More than 100,000 plates were scanned by the sheriff patrol’s LPR during the first six months of this year, resulting in 143 suspended or revoked registrations being located and 40 arrests, including four people wanted on warrants and two drunken driving suspects, Undersheriff M. Peter Paravati said.

“It would take our work force days and days to read 1,200 to 1,300 license plates if that’s all they did, so it’s like having the value of one to two more deputies per day,” Paravati said. “And when you get a hit, it could potentially lead you beyond vehicle and traffic violations to more serious crimes quickly and efficiently.”

In New Hartford, as well, police have charged people with drunken driving and marijuana possession this summer after the department’s LPR detected them driving without insurance.
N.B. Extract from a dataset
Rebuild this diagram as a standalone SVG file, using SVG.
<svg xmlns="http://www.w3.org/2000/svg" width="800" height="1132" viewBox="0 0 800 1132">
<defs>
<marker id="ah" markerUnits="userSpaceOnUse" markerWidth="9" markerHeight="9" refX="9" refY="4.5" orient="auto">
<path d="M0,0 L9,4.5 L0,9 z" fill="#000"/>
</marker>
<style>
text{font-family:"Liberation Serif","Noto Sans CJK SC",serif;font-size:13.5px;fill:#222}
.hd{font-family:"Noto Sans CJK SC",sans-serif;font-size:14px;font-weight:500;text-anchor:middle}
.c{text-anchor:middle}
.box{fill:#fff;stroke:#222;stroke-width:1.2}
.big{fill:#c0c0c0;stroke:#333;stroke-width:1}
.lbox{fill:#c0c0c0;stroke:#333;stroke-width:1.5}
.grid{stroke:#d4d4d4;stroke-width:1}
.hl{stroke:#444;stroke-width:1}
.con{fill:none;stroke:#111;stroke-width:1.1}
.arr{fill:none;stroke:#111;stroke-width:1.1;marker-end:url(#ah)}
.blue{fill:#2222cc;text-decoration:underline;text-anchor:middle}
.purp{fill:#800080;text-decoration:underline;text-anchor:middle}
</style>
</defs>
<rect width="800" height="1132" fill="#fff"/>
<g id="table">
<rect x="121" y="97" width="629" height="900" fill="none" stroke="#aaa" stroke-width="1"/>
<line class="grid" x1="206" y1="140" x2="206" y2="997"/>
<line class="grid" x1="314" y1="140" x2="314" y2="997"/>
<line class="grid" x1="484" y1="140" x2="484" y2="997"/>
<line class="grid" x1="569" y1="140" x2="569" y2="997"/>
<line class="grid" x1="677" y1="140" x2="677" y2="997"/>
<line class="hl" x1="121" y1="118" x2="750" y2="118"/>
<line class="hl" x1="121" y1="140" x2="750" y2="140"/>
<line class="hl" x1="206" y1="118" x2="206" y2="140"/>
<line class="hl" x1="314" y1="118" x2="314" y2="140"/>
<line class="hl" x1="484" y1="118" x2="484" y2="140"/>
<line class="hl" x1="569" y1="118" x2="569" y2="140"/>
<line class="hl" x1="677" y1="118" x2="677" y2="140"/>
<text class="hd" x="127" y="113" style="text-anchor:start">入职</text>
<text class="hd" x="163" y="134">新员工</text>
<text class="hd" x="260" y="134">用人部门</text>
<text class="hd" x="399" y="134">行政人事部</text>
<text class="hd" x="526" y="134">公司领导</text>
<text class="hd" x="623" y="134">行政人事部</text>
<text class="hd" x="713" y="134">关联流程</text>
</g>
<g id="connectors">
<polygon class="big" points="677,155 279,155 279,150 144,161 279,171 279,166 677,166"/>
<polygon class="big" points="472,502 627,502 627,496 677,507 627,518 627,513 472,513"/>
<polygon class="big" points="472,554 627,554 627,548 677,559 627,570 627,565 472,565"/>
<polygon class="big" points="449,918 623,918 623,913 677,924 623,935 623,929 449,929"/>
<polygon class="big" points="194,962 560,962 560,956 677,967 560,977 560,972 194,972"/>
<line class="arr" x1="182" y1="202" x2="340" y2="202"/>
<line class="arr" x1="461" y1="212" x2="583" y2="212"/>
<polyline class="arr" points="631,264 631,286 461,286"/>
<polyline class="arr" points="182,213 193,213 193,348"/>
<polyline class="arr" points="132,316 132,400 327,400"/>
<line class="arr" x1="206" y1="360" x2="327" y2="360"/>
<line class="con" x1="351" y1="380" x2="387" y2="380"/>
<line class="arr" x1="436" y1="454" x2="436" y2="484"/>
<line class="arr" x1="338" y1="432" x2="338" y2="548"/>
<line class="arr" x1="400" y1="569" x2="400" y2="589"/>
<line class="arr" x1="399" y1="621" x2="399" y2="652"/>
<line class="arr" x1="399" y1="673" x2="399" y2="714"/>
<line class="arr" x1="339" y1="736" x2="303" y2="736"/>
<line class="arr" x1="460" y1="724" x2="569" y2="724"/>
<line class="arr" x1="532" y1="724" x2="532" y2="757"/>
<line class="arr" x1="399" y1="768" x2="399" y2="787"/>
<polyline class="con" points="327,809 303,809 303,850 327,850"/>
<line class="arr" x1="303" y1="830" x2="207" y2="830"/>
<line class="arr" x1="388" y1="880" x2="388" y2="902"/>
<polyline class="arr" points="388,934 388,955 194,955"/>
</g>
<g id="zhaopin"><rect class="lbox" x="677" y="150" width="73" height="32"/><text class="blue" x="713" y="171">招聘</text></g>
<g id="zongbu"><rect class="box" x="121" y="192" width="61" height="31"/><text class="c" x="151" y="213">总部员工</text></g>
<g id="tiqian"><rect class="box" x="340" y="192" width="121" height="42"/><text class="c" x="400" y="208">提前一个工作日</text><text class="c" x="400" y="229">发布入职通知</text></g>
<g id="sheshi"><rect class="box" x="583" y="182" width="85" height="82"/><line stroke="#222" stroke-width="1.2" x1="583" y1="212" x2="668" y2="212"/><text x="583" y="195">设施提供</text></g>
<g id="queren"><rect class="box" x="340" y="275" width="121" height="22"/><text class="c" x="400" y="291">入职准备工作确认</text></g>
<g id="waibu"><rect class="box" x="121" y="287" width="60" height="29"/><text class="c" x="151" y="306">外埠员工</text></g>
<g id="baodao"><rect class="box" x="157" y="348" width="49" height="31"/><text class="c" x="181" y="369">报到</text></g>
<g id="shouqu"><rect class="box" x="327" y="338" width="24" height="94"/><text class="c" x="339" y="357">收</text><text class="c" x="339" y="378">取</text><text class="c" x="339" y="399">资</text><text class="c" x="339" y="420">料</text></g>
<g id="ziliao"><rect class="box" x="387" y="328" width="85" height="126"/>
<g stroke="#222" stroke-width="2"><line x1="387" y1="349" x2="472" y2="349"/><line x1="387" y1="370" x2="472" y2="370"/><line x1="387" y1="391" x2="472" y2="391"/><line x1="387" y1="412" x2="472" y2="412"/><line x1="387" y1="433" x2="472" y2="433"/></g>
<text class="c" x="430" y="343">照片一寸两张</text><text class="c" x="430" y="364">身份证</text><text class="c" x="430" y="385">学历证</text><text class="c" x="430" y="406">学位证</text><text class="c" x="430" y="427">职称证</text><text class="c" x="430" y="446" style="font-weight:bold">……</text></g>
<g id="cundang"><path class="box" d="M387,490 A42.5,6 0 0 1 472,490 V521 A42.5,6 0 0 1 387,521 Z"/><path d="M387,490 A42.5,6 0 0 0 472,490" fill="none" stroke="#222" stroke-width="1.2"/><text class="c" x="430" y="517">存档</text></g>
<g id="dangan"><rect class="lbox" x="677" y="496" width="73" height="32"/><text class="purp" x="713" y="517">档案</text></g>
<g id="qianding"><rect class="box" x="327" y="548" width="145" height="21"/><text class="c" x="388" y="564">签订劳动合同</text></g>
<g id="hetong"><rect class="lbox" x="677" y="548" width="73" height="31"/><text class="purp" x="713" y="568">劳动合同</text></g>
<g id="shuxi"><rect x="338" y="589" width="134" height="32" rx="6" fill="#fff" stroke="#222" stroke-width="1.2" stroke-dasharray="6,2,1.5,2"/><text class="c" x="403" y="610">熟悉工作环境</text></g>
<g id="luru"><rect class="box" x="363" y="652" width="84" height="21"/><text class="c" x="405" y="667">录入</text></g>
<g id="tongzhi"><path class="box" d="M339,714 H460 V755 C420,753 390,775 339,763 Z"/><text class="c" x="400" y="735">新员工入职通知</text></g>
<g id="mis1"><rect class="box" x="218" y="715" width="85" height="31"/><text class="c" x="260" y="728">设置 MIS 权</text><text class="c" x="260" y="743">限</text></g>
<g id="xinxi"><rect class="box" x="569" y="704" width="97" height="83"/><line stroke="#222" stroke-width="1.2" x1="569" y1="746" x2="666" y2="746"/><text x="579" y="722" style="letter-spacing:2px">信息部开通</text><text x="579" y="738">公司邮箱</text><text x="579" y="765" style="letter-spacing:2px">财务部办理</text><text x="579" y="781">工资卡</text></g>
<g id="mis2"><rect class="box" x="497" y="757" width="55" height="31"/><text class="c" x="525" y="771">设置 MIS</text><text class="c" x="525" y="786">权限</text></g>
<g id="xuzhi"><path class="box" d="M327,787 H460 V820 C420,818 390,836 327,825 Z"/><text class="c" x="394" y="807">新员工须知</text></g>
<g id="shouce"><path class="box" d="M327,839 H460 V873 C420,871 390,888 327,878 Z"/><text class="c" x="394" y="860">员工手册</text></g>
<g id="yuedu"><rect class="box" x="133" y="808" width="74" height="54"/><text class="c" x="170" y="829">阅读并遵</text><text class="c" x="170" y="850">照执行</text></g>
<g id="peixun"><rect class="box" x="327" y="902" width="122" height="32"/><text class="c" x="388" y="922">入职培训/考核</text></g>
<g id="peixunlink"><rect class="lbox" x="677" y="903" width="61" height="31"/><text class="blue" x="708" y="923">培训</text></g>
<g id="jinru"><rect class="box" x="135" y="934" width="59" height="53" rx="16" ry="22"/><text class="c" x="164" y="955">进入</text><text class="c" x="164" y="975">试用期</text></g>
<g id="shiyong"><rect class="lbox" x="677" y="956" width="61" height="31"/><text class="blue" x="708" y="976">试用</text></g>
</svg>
The shadow of ‘Big Brother’

Nevertheless, civil liberties experts still believe license plate recognition technology is taking “proactive policing” too far.
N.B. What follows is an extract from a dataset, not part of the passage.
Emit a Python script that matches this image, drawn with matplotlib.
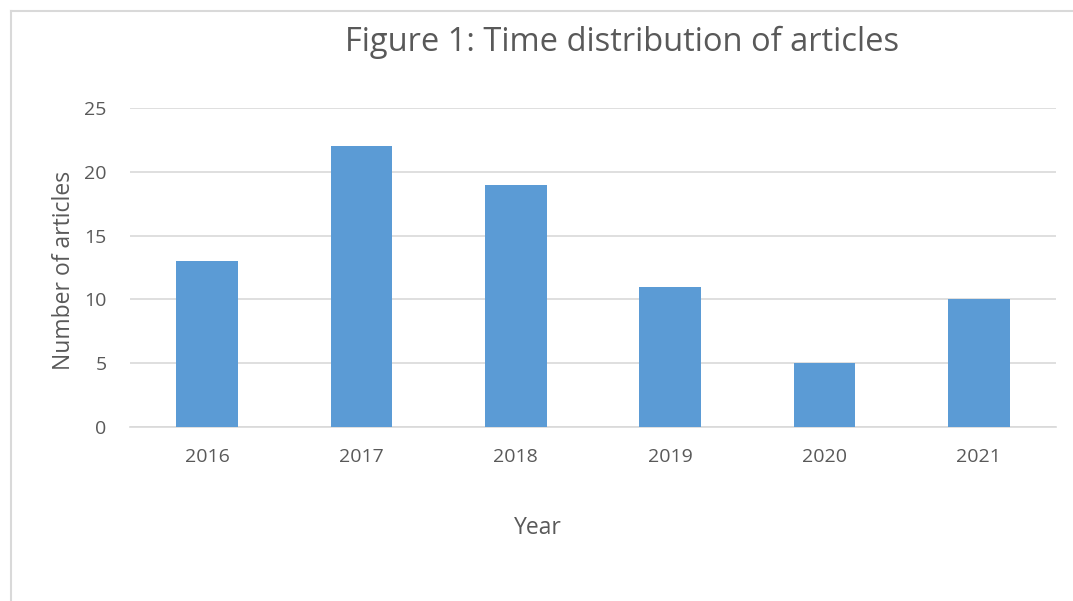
import matplotlib
matplotlib.use("Agg")
import matplotlib.pyplot as plt
from matplotlib.lines import Line2D

years = ["2016", "2017", "2018", "2019", "2020", "2021"]
counts = [13, 22, 19, 11, 5, 10]
yticks = [0, 5, 10, 15, 20, 25]

plt.rcParams['font.family'] = ['Open Sans', 'DejaVu Sans']

W, H = 1073, 601
fig = plt.figure(figsize=(W / 100, H / 100), dpi=100)
ax = fig.add_axes([130 / W, 1 - 427 / H, 926 / W, (427 - 108) / H])

x = list(range(len(years)))
ax.bar(x, counts, width=0.4, color="#5B9BD5", zorder=3)
ax.set_xlim(-0.5, len(years) - 0.5)
ax.set_ylim(0, 25)
ax.set_yticks(yticks)
ax.set_xticks(x)
ax.set_xticklabels(years)
ax.grid(axis='y', color="#D9D9D9", linewidth=1.2, zorder=0)
for s in ['top', 'right', 'left']:
    ax.spines[s].set_visible(False)
ax.spines['bottom'].set_color("#D9D9D9")
ax.spines['bottom'].set_linewidth(1.2)
ax.tick_params(axis='both', length=0, labelsize=14, labelcolor="#595959")
ax.tick_params(axis='x', pad=15)
ax.tick_params(axis='y', pad=17)
ax.set_ylabel("Number of articles", fontsize=16.5, color="#595959")
ax.yaxis.set_label_coords((76 - 130) / 926, 0.49)
fig.text(538 / W, 1 - 528 / H, "Year", fontsize=16.5, color="#595959",
         ha='center', va='center')
fig.text(622 / W, 1 - 42 / H, "Figure 1: Time distribution of articles", fontsize=23.5,
         color="#595959", ha='center', va='center')

# outer frame
fig.add_artist(Line2D([11 / W, 1.0], [1 - 10.5 / H, 1 - 10.5 / H], color="#D9D9D9", lw=1.5, transform=fig.transFigure))
fig.add_artist(Line2D([11 / W, 11 / W], [0, 1 - 10.5 / H], color="#D9D9D9", lw=1.5, transform=fig.transFigure))

fig.savefig("out.png", dpi=100)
Gewanter of the New York Civil Liberties Union recently voiced two particular points of concern:

— Every photographed image is kept in a database for possible reference at a later date, perhaps to determine if a particular vehicle has previously passed through an area.

“Just because we have greater technology and more capacity doesn’t mean the police need to use it to create databases of everybody driving on the road,” Gewanter said.

Putting the concern of uninsured drivers in perspective, she added, “Just because there’s a problem is not a justification for Big Brother to be watching everybody’s car on every road at all times.”

—There’s no guarantee the person driving the vehicle is responsible for whatever wrongdoing that may be detected by the LPR.

“Spotting a license plate is not equivalent to spotting a criminal,” she said.

Police officials, however, agree that LPRs are merely a more technologically-advanced version of an old-fashion road block, only less intrusive.

They also note the device only detects vehicles that are already presumed to be operating under some legal violation.

“This is as little evasive as possible,” state police Capt. Coots said. “We’re not stopping anyone, we’re not detaining anyone. We’re only doing what is easily observable anyway.”

Then Coots added: “A lot of people forget that operating a motor vehicle in New York state is a privilege, as opposed to a right. We respect people’s privacy, but we also have an obligation to detect and deter crimes, and this is just another tool to do that.”